Seriously, that was the text he sent me when I asked him lol. He is the best!
Ok, now on to me and what I would like to achieve as a Mom/Wife in 2018
MY GOALS:
1. Patience- When dealing with school time, I always carry around this huge imaginary clock that always says we are hours behind. Even though we have nothing but time to complete our work! When dealing with my husband and or my kids, I forget that they may not understand something or they may have a lot on their plate already. My goal is to remind myself that we have time to get school work done and understand that they are trying or dealing with something as well. And this brings me to my next goal!
2. Anger- Ugh.. I HATE this part of me! Most of us have moments where we turn into the Hulk. We don't want to... we just do! My lack of patience seriously brings out this ugly side of me. My kids don't deserve to be shouted at when they make a mistake, my husband doesn't deserve the cold shoulder because he didn't hear what I was suggesting. Now, I'm not an angry person.. I don't walk around with a sour look on my face or my nose turned up at the world. It's just when my patience is pushed to the limit.. so am I. I want to be able to not only control my patience but also control my angry reaction as well.
3. Laugh- I want to laugh at my mistakes more. I am no where near perfect and I don't try to put up this front like I am. I want to be able to roll out of bed as if I was some Disney princess getting ready to sing to the birds lol. I know this is going to be one of my hardest goals to accomplish but I know it can be done!

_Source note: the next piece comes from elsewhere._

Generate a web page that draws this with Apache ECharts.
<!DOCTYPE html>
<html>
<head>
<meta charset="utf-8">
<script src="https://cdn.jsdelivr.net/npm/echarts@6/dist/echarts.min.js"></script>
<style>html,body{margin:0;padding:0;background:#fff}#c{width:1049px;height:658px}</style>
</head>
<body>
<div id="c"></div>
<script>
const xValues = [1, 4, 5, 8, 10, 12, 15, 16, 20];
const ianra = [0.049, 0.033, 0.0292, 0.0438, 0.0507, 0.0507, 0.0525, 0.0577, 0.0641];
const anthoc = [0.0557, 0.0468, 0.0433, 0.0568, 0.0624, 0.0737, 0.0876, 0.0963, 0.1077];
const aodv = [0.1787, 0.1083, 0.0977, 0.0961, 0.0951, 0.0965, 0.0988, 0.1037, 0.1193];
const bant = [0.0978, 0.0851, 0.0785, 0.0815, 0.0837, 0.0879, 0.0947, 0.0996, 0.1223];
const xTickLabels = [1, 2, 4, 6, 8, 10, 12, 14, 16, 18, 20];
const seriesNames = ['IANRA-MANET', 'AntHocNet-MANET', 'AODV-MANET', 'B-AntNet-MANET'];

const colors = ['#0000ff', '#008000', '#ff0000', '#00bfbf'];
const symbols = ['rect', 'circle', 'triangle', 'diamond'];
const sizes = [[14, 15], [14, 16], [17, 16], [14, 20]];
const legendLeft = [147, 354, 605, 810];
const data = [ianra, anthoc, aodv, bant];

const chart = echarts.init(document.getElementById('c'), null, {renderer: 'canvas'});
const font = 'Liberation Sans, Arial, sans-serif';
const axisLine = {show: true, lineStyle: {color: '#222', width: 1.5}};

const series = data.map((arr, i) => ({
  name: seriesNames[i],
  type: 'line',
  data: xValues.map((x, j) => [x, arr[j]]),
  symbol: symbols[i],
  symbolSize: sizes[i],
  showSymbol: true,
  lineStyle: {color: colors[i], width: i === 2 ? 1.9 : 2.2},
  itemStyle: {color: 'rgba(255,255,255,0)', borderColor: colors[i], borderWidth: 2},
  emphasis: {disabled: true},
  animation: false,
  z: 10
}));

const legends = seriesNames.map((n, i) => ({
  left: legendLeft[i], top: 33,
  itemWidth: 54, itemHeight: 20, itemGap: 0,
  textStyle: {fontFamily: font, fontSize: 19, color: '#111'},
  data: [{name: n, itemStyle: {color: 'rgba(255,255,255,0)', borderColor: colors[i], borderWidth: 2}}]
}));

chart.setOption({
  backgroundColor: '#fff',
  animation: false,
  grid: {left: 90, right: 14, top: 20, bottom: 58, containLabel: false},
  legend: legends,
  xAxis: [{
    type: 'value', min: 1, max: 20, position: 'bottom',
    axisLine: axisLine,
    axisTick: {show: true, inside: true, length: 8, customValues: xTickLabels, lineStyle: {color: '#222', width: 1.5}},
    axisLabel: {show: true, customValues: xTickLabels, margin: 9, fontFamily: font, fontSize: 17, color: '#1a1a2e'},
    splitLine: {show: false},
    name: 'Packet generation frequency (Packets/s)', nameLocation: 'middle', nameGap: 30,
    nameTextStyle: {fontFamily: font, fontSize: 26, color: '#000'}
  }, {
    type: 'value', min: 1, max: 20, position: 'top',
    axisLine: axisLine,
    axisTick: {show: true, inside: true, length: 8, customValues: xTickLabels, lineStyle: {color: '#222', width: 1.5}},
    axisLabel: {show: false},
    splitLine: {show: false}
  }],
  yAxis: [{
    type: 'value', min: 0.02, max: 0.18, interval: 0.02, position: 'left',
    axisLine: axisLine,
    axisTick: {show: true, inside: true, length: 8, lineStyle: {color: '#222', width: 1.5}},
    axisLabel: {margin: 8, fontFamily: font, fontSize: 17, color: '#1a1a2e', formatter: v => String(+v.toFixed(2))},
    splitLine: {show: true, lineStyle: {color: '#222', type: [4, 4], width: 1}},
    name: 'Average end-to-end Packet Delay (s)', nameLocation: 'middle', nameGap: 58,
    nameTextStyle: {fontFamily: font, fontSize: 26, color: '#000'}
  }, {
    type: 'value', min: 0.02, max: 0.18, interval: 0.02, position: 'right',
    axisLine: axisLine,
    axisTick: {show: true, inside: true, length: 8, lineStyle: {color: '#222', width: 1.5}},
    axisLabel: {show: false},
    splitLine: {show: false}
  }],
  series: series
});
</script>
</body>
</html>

4. Spend More Time- I know this may sound crazy, but even though we homeschool and we are ALWAYS HOME, I want to spend more time with my kids and my husband. I don't want to spend all of our time going over worksheets and lessons, and I don't want to go over budgets and bills with my husband all day either. I want to take more walks, explore our city or even just throw on a good classic cartoon or movie. I want to spend the time that makes more memories!
5. Be Submissive- Yes, I said it! I am a believer in wives submitting to their husbands. If you don't cool! I don't judge, I know that not everyone believes in the same things I do. But I do believe in the order established by God. I want to learn to be more submissive to my husband, more respectful, more trusting and more supportive. I know I have done my best to be all of these things that past 11 years, but I know there is plenty of room for improvement.

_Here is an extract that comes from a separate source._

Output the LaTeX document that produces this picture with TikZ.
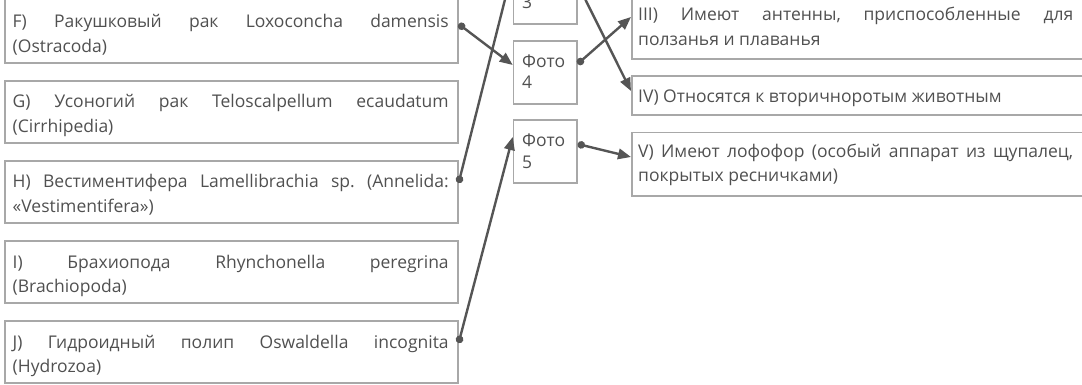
\documentclass[tikz,border=0pt]{standalone}
\usepackage{fontspec}
\setmainfont{Open Sans}
\frenchspacing
\usetikzlibrary{arrows.meta,calc}
\definecolor{boxc}{HTML}{A8A8A8}
\definecolor{linec}{HTML}{555555}
\definecolor{txtc}{HTML}{505050}
\begin{document}
\begin{tikzpicture}[x=1pt,y=-1pt,
  box/.style={draw=boxc,line width=1.6pt,rectangle,inner sep=0pt,anchor=north west},
  lbox/.style={box,minimum width=453pt,minimum height=62pt},
  pbox/.style={box,minimum width=63.3pt,minimum height=63pt},
  rbox/.style={box,minimum width=460pt},
  txt/.style={text=txtc,inner sep=0pt,anchor=base west,font=\fontsize{17.5}{24.5}\selectfont\frenchspacing},
  jtxt/.style={txt,text width=436pt,align=justify},
  ptxt/.style={txt,text width=50pt,align=left,font=\fontsize{17.5}{21.5}\selectfont},
  conn/.style={draw=linec,line width=2.4pt,{Circle[length=7.5pt]}-{Triangle[length=13pt,width=10.5pt]}}
]
\useasboundingbox (0,0) rectangle (1082,385);
\clip (0,0) rectangle (1082,385);

% left column
\node[lbox,minimum height=66pt] (F) at (4,-4) {};
\node[lbox] (G) at (4,80) {};
\node[lbox] (H) at (4,160) {};
\node[lbox] (I) at (4,240) {};
\node[lbox] (J) at (4,320) {};
\node[jtxt] (Ft) at (12.5,28) {F) Ракушковый рак Loxoconcha damensis\linebreak (Ostracoda)};
\node[jtxt] (Gt) at (12.5,108) {G) Усоногий рак Teloscalpellum ecaudatum\linebreak (Cirrhipedia)};
\node[jtxt] (Ht) at (12.5,188) {H) Вестиментифера Lamellibrachia sp. (Annelida:\linebreak «Vestimentifera»)};
\node[jtxt] (It) at (12.5,268) {I) Брахиопода Rhynchonella peregrina\linebreak (Brachiopoda)};
\node[jtxt] (Jt) at (12.5,348) {J) Гидроидный полип Oswaldella incognita\linebreak (Hydrozoa)};

% photo column
\node[pbox] (P3) at (512.7,-40) {};
\node[pbox] (P4) at (512.7,40) {};
\node[pbox] (P5) at (512.7,119.5) {};
\node[ptxt] (P3t) at (522,-12.5) {Фото\\3};
\node[ptxt] (P4t) at (522,67.5) {Фото\\4};
\node[ptxt] (P5t) at (522,147) {Фото\\5};

% right column
\node[rbox,minimum height=63.3pt] (R3) at (631,-5) {};
\node[rbox,minimum height=39.3pt] (R4) at (631,75) {};
\node[rbox,minimum height=63.3pt] (R5) at (631,131.7) {};
\node[jtxt,text width=435pt] (R3t) at (638,21) {III) Имеют антенны, приспособленные для\linebreak ползанья и плаванья};
\node[txt] (R4t) at (638,102.5) {IV) Относятся к вторичноротым животным};
\node[jtxt,text width=435pt] (R5t) at (638,157.5) {V) Имеют лофофор (особый аппарат из щупалец,\linebreak покрытых ресничками)};

% connector end points
\coordinate (Fo) at ($(F.north east)+(0,28)$);
\coordinate (Ho) at ($(H.north east)+(0,23)$);
\coordinate (Jo) at ($(J.north east)+(0,23)$);
\coordinate (P3o) at ($(P3.north east)+(0,24)$);
\coordinate (P4o) at ($(P4.north east)+(0,24)$);
\coordinate (P5o) at ($(P5.north east)+(0,24.5)$);
\coordinate (P3i) at ($(P3.north west)+(0,9)$);
\coordinate (P4i) at ($(P4.north west)+(0,25)$);
\coordinate (P5i) at ($(P5.north west)+(0,17.5)$);
\coordinate (R3i) at ($(R3.north west)+(0,22)$);
\coordinate (R4i) at ($(R4.north west)+(0,16)$);
\coordinate (R5i) at ($(R5.north west)+(0,25.3)$);

\draw[conn] (Fo) -- (P4i);
\draw[conn] (Ho) -- (P3i);
\draw[conn] (Jo) -- (P5i);
\draw[conn] (P3o) -- (R4i);
\draw[conn] (P4o) -- (R3i);
\draw[conn] (P5o) -- (R5i);
\end{tikzpicture}
\end{document}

6. Reflect More- Not only do I want to be more present for my family with all of these goals listed above, but I also want to be present to myself more. I want to allow myself time to step away, check my self and think clearly about what I have been doing good or bad. I want to feel less guilty if I purchase something for me and not my kids or husband. I plan on starting with one night a month where either my husband and I go out or I treat myself to a little R&R. Whether I go to Starbucks, the library or a museum. I want to make sure that I am also taking care of myself the way I am taking care of my family.
7. Pray More- All of these things will not come to pass easily if I don't put my trust in God. I want to make sure that my day starts and ends with God on my mind! Prayer has been my saving grace, especially since moving from Dallas to Kansas City. I know that once I talk more to my Father in Heaven, everything else will be a lot easier!